Press Release
November 16, 2011


Economic turbulence across Western Europe, Japan and the United States is stoking widespread civic unrest over increasing social inequity and lack of decent jobs, developments that the Philippine government cannot afford to ignore.

In his sponsorship speech of the 2012 National Budget, Angara called on the administration to purposefully channel spending toward creating a knowledge-based and innovative-driven economy to raise living standards, generate quality jobs, boost competitiveness and enhance access to education and infrastructure.

"These recent events highlight how a world that has become more prosperous, by and large, has also become more inequitable--stoking widespread unrest and discontent," said Angara, Vice Chair of the Senate Committee on Finance. "The national budget is our foremost weapon to respond to these challenges."

He cited the political and social tides spreading across the Middle East, and the Occupy Movement across major cities in the United States and Western Europe--both indicators of growing public restlessness over massive unemployment and widespread corruption.

"The government can no longer afford to be a passive actor," he stressed. "We have a unique opportunity to escape this turmoil relatively unscathed if we do the right things at the right time."

Angara sponsored the budgets of the following agencies: the Department of Education (DepEd), Commission on Higher Education (CHED) and the State Universities and Colleges (SUC's), the Department of Science and Technology (DOST), the Department of Trade and Industry (DTI), Cultural Institutions and the Housing Agencies.

"Education, science and technology, culture and the arts, trade and industry, shelter--these are the core elements that define who we are and what we can become," he said.

According to Angara, the DepEd budget will be utilized to overcome physical shortages such as seats and desks, water and sanitation facilities, as well as address important issues of effective teaching methods, retraining of teachers in math, science and communication arts, and the use of educational technology.

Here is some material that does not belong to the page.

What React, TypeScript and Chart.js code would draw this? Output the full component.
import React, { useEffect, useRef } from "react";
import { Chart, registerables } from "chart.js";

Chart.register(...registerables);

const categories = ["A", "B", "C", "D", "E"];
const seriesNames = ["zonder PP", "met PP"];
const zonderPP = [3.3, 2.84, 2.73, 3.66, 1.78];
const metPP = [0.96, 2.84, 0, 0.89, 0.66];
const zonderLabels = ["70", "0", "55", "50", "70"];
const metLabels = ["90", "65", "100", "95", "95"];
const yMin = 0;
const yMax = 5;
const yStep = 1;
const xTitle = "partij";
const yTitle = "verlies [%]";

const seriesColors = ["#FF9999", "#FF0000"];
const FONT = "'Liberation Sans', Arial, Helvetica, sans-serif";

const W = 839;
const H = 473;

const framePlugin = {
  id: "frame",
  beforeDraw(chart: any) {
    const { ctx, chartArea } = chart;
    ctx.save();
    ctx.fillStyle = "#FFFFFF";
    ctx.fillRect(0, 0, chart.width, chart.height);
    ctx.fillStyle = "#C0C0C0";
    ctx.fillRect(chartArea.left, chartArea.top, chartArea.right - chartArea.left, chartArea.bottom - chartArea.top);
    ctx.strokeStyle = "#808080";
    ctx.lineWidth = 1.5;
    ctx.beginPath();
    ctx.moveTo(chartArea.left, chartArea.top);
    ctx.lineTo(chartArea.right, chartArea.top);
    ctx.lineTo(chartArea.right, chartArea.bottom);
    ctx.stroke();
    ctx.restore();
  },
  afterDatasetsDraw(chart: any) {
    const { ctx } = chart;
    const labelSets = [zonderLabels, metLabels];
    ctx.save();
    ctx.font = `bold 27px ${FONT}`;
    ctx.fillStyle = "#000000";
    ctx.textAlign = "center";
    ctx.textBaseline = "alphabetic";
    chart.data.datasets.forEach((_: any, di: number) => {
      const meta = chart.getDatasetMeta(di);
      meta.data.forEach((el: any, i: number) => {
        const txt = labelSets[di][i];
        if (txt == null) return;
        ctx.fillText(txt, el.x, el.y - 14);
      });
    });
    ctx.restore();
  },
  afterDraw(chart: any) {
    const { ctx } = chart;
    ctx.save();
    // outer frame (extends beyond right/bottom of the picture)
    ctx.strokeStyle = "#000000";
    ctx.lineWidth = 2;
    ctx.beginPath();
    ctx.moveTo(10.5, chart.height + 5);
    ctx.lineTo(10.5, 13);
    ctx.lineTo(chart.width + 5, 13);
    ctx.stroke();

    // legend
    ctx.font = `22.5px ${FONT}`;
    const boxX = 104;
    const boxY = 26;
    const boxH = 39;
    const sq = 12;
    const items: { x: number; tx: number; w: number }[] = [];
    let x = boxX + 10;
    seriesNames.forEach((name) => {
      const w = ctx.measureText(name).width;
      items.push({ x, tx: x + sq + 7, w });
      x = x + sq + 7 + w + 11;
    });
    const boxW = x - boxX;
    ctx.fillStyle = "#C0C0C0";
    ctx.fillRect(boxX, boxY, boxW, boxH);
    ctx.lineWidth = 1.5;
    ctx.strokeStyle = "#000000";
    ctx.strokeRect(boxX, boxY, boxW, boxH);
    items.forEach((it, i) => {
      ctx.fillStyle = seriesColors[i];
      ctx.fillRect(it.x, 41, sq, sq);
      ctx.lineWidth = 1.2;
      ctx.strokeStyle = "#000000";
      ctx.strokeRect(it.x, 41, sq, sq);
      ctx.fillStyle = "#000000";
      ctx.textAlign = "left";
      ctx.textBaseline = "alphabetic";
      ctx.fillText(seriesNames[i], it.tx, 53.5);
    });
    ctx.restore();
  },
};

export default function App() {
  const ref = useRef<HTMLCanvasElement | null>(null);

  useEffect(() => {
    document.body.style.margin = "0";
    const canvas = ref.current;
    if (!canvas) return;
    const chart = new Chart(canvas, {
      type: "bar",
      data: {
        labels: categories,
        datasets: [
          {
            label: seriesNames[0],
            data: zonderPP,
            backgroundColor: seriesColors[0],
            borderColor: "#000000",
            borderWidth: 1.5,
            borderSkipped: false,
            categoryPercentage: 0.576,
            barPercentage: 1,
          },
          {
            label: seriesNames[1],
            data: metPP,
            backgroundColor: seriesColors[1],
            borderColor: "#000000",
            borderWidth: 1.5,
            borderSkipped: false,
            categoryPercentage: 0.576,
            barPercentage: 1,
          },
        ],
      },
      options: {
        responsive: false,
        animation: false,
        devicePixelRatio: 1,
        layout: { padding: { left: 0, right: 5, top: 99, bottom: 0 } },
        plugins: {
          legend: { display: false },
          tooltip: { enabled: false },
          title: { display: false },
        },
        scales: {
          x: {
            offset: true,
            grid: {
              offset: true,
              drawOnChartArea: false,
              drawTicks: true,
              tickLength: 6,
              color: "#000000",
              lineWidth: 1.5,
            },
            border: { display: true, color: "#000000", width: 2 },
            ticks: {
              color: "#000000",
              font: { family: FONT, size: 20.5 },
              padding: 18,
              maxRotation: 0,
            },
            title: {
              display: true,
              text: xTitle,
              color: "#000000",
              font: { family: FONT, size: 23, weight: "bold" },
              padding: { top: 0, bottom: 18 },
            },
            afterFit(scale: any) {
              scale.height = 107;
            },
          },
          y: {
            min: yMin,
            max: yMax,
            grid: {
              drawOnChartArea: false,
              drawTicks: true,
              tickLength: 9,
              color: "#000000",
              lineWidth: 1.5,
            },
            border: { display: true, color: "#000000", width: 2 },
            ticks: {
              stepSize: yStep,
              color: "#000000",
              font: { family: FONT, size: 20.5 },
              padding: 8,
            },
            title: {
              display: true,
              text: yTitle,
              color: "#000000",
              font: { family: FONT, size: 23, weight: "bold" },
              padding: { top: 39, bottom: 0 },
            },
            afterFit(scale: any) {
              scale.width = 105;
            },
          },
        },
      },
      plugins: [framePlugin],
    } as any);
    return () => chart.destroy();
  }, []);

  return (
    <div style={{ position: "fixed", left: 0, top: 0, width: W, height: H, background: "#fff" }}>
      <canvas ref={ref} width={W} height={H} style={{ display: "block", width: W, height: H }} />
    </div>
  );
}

There is also a need to prepare the school system for ICT connectivity, and scale up the feeding program as 2 million children go to school hungry everyday.

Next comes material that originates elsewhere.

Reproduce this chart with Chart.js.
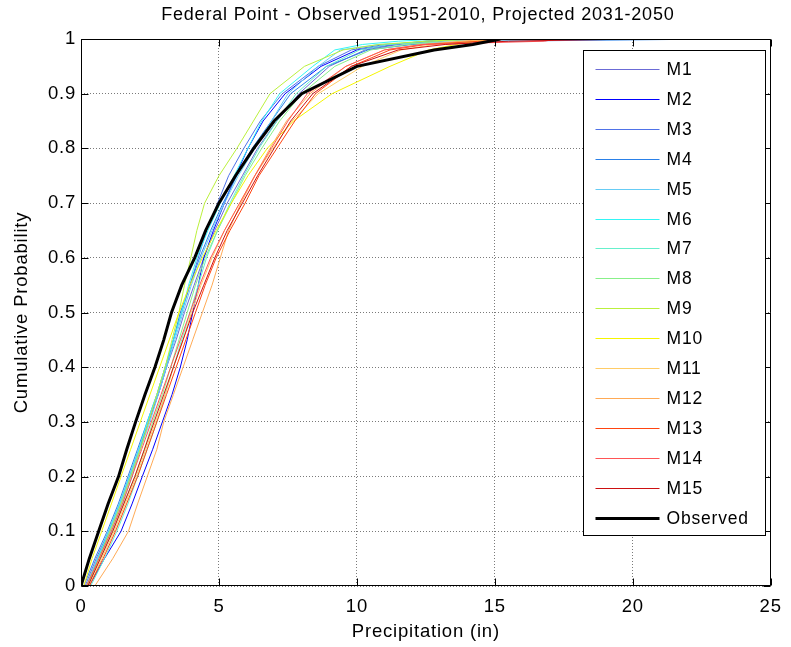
<!DOCTYPE html>
<html>
<head>
<meta charset="utf-8">
<script src="https://cdn.jsdelivr.net/npm/chart.js@4.4.0/dist/chart.umd.min.js"></script>
<style>
html, body { margin: 0; padding: 0; background: #fff; }
#wrap { width: 791px; height: 647px; }
</style>
</head>
<body>
<div id="wrap"><canvas id="cdfFederal"></canvas></div>
<script>
// cumulative probability levels at which each curve was read
const probs = [0, 0.05, 0.1, 0.15, 0.2, 0.25, 0.3, 0.35, 0.4, 0.45, 0.5, 0.55, 0.6, 0.65, 0.7, 0.75, 0.8, 0.85, 0.9, 0.95, 0.98, 0.99, 0.996, 1];

// precipitation (in) at those levels
const observed = [0, 0.30, 0.64, 0.98, 1.36, 1.66, 1.98, 2.32, 2.68, 3.00, 3.28, 3.65, 4.12, 4.52, 5.00, 5.60, 6.26, 7.00, 8.00, 10.0, 12.8, 14.2, 14.8, 15.2];
const m1  = [0.15, 0.55, 1.00, 1.40, 1.75, 2.10, 2.45, 2.80, 3.10, 3.45, 3.75, 4.10, 4.45, 4.85, 5.30, 5.85, 6.40, 7.10, 7.90, 9.00, 10.3, 11.5, 12.8, 14.0];
const m2  = [0.30, 0.85, 1.45, 1.85, 2.22, 2.60, 2.95, 3.30, 3.60, 3.85, 4.05, 4.25, 4.45, 4.80, 5.20, 5.60, 6.05, 6.60, 7.40, 8.70, 10.0, 11.3, 12.5, 13.5];
const m3  = [0.20, 0.60, 1.05, 1.45, 1.80, 2.15, 2.45, 2.80, 3.10, 3.35, 3.65, 3.95, 4.25, 4.55, 4.95, 5.35, 5.90, 6.50, 7.30, 8.60, 9.80, 11.0, 13.0, 14.5];
const m4  = [0.10, 0.50, 0.95, 1.35, 1.70, 2.05, 2.40, 2.75, 3.05, 3.35, 3.60, 3.95, 4.30, 4.70, 5.15, 5.65, 6.20, 6.90, 7.60, 8.90, 10.4, 12.0, 15.0, 23.2];
const m5  = [0.25, 0.65, 1.10, 1.50, 1.85, 2.15, 2.50, 2.80, 3.10, 3.40, 3.70, 4.00, 4.35, 4.75, 5.20, 5.70, 6.30, 6.90, 7.50, 8.60, 9.40, 10.8, 14.5, 18.2];
const m6  = [0.20, 0.60, 1.00, 1.40, 1.75, 2.10, 2.40, 2.75, 3.05, 3.35, 3.65, 3.90, 4.20, 4.60, 5.05, 5.55, 6.05, 6.55, 7.20, 8.40, 9.20, 10.2, 11.5, 13.0];
const m7  = [0.35, 0.85, 1.30, 1.70, 2.05, 2.40, 2.75, 3.05, 3.35, 3.65, 3.95, 4.25, 4.55, 4.95, 5.40, 5.90, 6.45, 7.10, 7.80, 8.90, 10.1, 11.2, 12.5, 13.8];
const m8  = [0.25, 0.70, 1.15, 1.55, 1.95, 2.30, 2.60, 2.95, 3.25, 3.55, 3.85, 4.15, 4.50, 4.95, 5.45, 5.95, 6.55, 7.20, 8.00, 9.20, 10.5, 11.8, 13.0, 14.5];
const m9  = [0.20, 0.65, 1.05, 1.45, 1.80, 2.15, 2.45, 2.75, 3.05, 3.30, 3.55, 3.75, 3.98, 4.20, 4.48, 5.00, 5.65, 6.25, 6.85, 8.10, 9.50, 10.8, 12.5, 14.2];
const m10 = [0.10, 0.40, 0.75, 1.10, 1.45, 1.80, 2.15, 2.50, 2.85, 3.20, 3.55, 3.95, 4.40, 4.90, 5.45, 6.05, 6.75, 7.70, 9.10, 11.2, 12.6, 13.6, 14.3, 15.0];
const m11 = [0.30, 0.75, 1.20, 1.60, 2.00, 2.35, 2.70, 3.05, 3.35, 3.70, 4.00, 4.35, 4.75, 5.20, 5.75, 6.30, 6.95, 7.65, 8.60, 10.2, 11.6, 12.8, 14.0, 15.3];
const m12 = [0.50, 1.15, 1.72, 2.05, 2.40, 2.75, 3.00, 3.35, 3.70, 4.05, 4.40, 4.75, 5.05, 5.35, 5.80, 6.30, 6.85, 7.45, 8.30, 9.60, 11.0, 12.3, 13.8, 14.8];
const m13 = [0.30, 0.80, 1.25, 1.65, 2.05, 2.40, 2.75, 3.10, 3.45, 3.80, 4.15, 4.50, 4.90, 5.40, 5.95, 6.45, 7.10, 7.75, 8.50, 9.80, 11.2, 12.5, 14.5, 15.6];
const m14 = [0.20, 0.65, 1.10, 1.50, 1.85, 2.20, 2.55, 2.90, 3.25, 3.60, 3.95, 4.30, 4.70, 5.20, 5.75, 6.30, 6.90, 7.50, 8.20, 9.60, 11.0, 12.4, 16.8, 17.2];
const m15 = [0.25, 0.70, 1.15, 1.55, 1.95, 2.30, 2.65, 3.00, 3.35, 3.70, 4.05, 4.45, 4.85, 5.30, 5.85, 6.40, 7.00, 7.60, 8.40, 9.80, 11.5, 13.2, 15.5, 20.1];

const modelNames = ['M1', 'M2', 'M3', 'M4', 'M5', 'M6', 'M7', 'M8', 'M9', 'M10', 'M11', 'M12', 'M13', 'M14', 'M15'];
const modelValues = [m1, m2, m3, m4, m5, m6, m7, m8, m9, m10, m11, m12, m13, m14, m15];
const modelColors = ['#6b6bd6', '#0000ff', '#4f72e8', '#2a80e8', '#66ccf5', '#33f5f5', '#66f0cc', '#88f088', '#bbf03c', '#f5f500', '#ffcc66', '#ffaa55', '#ff4411', '#ff5555', '#cc1111'];

const xTicks = [0, 5, 10, 15, 20, 25];
const yTicks = [0, 0.1, 0.2, 0.3, 0.4, 0.5, 0.6, 0.7, 0.8, 0.9, 1];

const chartTitle = 'Federal Point - Observed 1951-2010, Projected 2031-2050';
const FONT = 'Liberation Sans, Arial, sans-serif';

function toPoints(vals) {
    return vals.map((v, i) => ({ x: v, y: probs[i] }));
}

const datasets = modelValues.map((vals, i) => ({
    label: modelNames[i],
    data: toPoints(vals),
    borderColor: modelColors[i],
    borderWidth: 1,
    order: 20 - i
}));
datasets.push({
    label: 'Observed',
    data: toPoints(observed),
    borderColor: '#000000',
    borderWidth: 3,
    order: 0
});

// matlab text is a bit wider than plain arial
const textSpacing = {
    id: 'textSpacing',
    beforeDraw(chart) {
        chart.ctx.letterSpacing = '0.8px';
    }
};

// title above the axes
const axesTitle = {
    id: 'axesTitle',
    afterDraw(chart) {
        const { ctx, chartArea: a } = chart;
        ctx.save();
        ctx.font = '18px ' + FONT;
        ctx.fillStyle = '#000';
        ctx.textAlign = 'center';
        ctx.textBaseline = 'middle';
        ctx.fillText(chartTitle, (a.left + a.right) / 2 - 8, a.top - 24);
        ctx.restore();
    }
};

// matlab style box with inward ticks
const axesBox = {
    id: 'axesBox',
    afterDatasetsDraw(chart) {
        const { ctx, chartArea: a, scales } = chart;
        const l = Math.round(a.left) + 0.5, r = Math.round(a.right) - 0.5;
        const t = Math.round(a.top) + 0.5, b = Math.round(a.bottom) - 0.5;
        const len = 7;
        ctx.save();
        ctx.strokeStyle = '#000';
        ctx.lineWidth = 1;
        ctx.beginPath();
        ctx.rect(l, t, r - l, b - t);
        xTicks.forEach(v => {
            const px = Math.round(scales.x.getPixelForValue(v)) + 0.5;
            ctx.moveTo(px, b); ctx.lineTo(px, b - len);
            ctx.moveTo(px, t); ctx.lineTo(px, t + len);
        });
        yTicks.forEach(v => {
            const py = Math.round(scales.y.getPixelForValue(v)) + 0.5;
            ctx.moveTo(l, py); ctx.lineTo(l + len, py);
            ctx.moveTo(r, py); ctx.lineTo(r - len, py);
        });
        ctx.stroke();
        ctx.restore();
    }
};

// legend box inside the axes, top right
const insideLegend = {
    id: 'insideLegend',
    afterDraw(chart) {
        const { ctx, chartArea: a } = chart;
        const w = 182, h = 485;
        const x0 = Math.round(a.right) - 6 - w + 0.5;
        const y0 = Math.round(a.top) + 11 + 0.5;
        const step = 29.9;
        ctx.save();
        ctx.fillStyle = '#fff';
        ctx.fillRect(x0, y0, w, h);
        ctx.strokeStyle = '#000';
        ctx.lineWidth = 1;
        ctx.strokeRect(x0, y0, w, h);
        ctx.font = '17.5px ' + FONT;
        ctx.textBaseline = 'middle';
        ctx.textAlign = 'left';
        chart.data.datasets.forEach((ds, i) => {
            const y = Math.round(y0 + 18.5 + i * step);
            ctx.beginPath();
            ctx.strokeStyle = ds.borderColor;
            ctx.lineWidth = ds.borderWidth;
            const yy = ds.borderWidth % 2 ? y + 0.5 : y;
            ctx.moveTo(x0 + 12, yy);
            ctx.lineTo(x0 + 76, yy);
            ctx.stroke();
            ctx.fillStyle = '#000';
            ctx.fillText(ds.label, x0 + 83, y + 1);
        });
        ctx.restore();
    }
};

new Chart('cdfFederal', {
    type: 'scatter',
    data: { datasets: datasets },
    options: {
        responsive: true,
        maintainAspectRatio: false,
        animation: false,
        layout: { padding: { left: 0, right: 15, top: 39, bottom: 0 } },
        elements: {
            line: { tension: 0, fill: false },
            point: { radius: 0, hoverRadius: 0 }
        },
        datasets: { scatter: { showLine: true } },
        plugins: {
            legend: { display: false },
            tooltip: { enabled: false },
            title: { display: false }
        },
        scales: {
            x: {
                type: 'linear',
                min: 0,
                max: 25,
                afterFit: s => { s.height = 61; },
                ticks: { stepSize: 5, color: '#000', padding: 10, font: { family: FONT, size: 18.5 } },
                grid: { color: '#7a7a7a', lineWidth: 1, drawTicks: false },
                border: { display: false, dash: [1, 2] },
                title: { display: true, text: 'Precipitation (in)', color: '#000', font: { family: FONT, size: 18.5 }, padding: { top: 0, bottom: 4 } }
            },
            y: {
                type: 'linear',
                min: 0,
                max: 1,
                afterFit: s => { s.width = 81; },
                ticks: {
                    stepSize: 0.1, color: '#000', padding: 5, font: { family: FONT, size: 18.5 },
                    callback: v => String(Number(v.toFixed(1)))
                },
                grid: { color: '#7a7a7a', lineWidth: 1, drawTicks: false },
                border: { display: false, dash: [1, 2] },
                title: { display: true, text: 'Cumulative Probability', color: '#000', font: { family: FONT, size: 18.5 }, padding: { top: 11, bottom: 0 } }
            }
        }
    },
    plugins: [textSpacing, axesTitle, axesBox, insideLegend]
});
</script>
</body>
</html>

As for higher education, CHED and the different SUC's are gearing up to boost the country's capacity for research and development (R&D) through the model of innovation clusters--a consortium of industry, academe, government and international collaboration in six key areas that will develop usable R&D to address pressing challenges such as food security, health and wellness, energy access, and knowledge access.

These innovation clusters are on Algae Research & Commercialization, Cloud Computing and Software as a Service (SaaS), Smart Agriculture and Precision Farming, Responsible Mining Technologies, Disaster Science and Management, and Natural Health and Nutritional Products.

Angara, Chair of the Senate Committee on Education, Culture and the Arts, also recommended the promotion of intercultural relations through funding for the Philippine-Spanish Friendship Day and support for the digitization and preservation of priceless papers and documents in the National Library.

CHED's Higher Education Development Fund (HEDF) will also fund extension services of SUC's in the Cordilleras, for cultural preservation, biodiversity protection and climate change adaptation.

Meanwhile, the allocation for the DTI seeks to take advantage of the Asian renaissance, as trade and economic activity shifts back to the Pacific. DTI's budget includes funding for encouraging industries to do business in free trade areas, fostering the growth of micro, small and medium enterprises (MSMEs), and helping the country qualify for entry into the Trans-Pacific Partnership (TPP), a free-trade initiative among the U.S. and eight APEC members: Australia, Brunei, Chile, Malaysia, New Zealand, Peru, Singapore and Vietnam.

Angara also highlighted the importance of housing construction in creating jobs especially in rural and poor areas.

He cited statistics from the Housing and Urban Development Coordinating Council (HUDCC) showing that every 100 jobs generated in the housing sector creates an additional 18 jobs in ancillary industries, at a cost of only P6,504 to create one job. Every P1 investment in construction also yields an additional economic output of almost P2.

However, Angara pointed out that housing agencies only have a total of P6.975 billion when P361 billion is required from now until 2016 to provide housing assistance for 1.5 million Filipinos. Angara called for increased involvement of the private companies and the banking sector to address this lack.

"I am optimistic that the passage of the 2012 National Budget will not only shield us from increasing external turmoil, but also help us take advantage of the opportunities for economic growth before us," Angara concluded.